David behaves very badly. As I remove the offending item he says, ‘Sorry, my wife’s airing her washing.’ This, as anyone who has been in a similar situation will recognize, translates as, ‘Take her, not me.’ It is an even greater betrayal than it first appears, because most of the colour-leaking laundry flying from the rigging is his.
It could have been worse. We had only recently remembered to return the VHF to Channel 16 from the marina’s Channel 62, and would have simply ignored the frigate’s call because we should not have heard it. And heaven alone knows what the protocol is for dealing with aliens who ignore a Navy frigate’s challenge. As it is, David had been so startled by it that he had forgotten to turn our VHF down from high power to low – given that we are nose to tail with the frigate and not 10 miles away – and must have deafened its captain. Deafened or not, soon afterwards he is on the horizon radioing up another yacht, but we can’t hear the yachtsman’s reply because he has obviously remembered to turn his power down.
31
Lagos to Culatra
‘That lighthouse ahead is at the entrance to the Faro lagoon,’ says David, pointing.
‘Yes,’ I reply casually, as if I knew already.
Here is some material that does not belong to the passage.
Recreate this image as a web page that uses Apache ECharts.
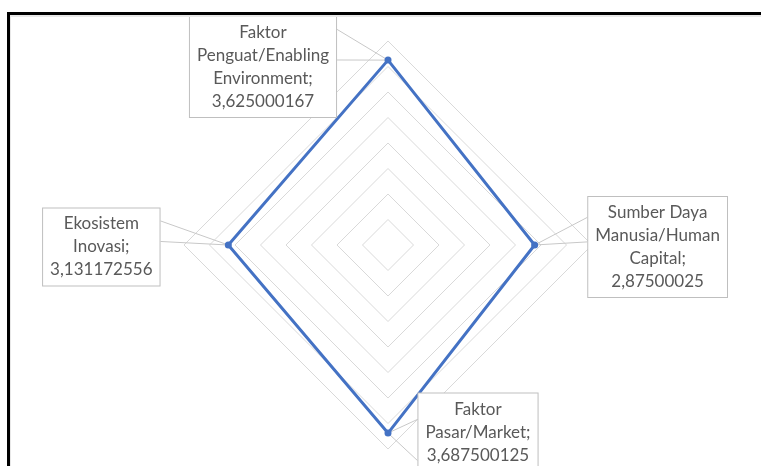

Actually, I’ve been watching it for some time trying to work out which side of its mast its genoa is flying. I may be light as a dancer on my feet now, but my visual skills have still to improve.
By 6pm gannets are falling out of the sky all over the place. 6pm must be gannet teatime here. By seven we were approaching the heads into Faro lagoon. David makes his turn with gusto and a look of extreme satisfaction, albeit prematurely. The depth gauge drops like a stone, from 42 metres to two and falling, requiring a rapid rethink and a bit of a dog-leg to get off the shoals.
‘Bit choppy in the entrance,’ I say, which turns out to be classic understatement.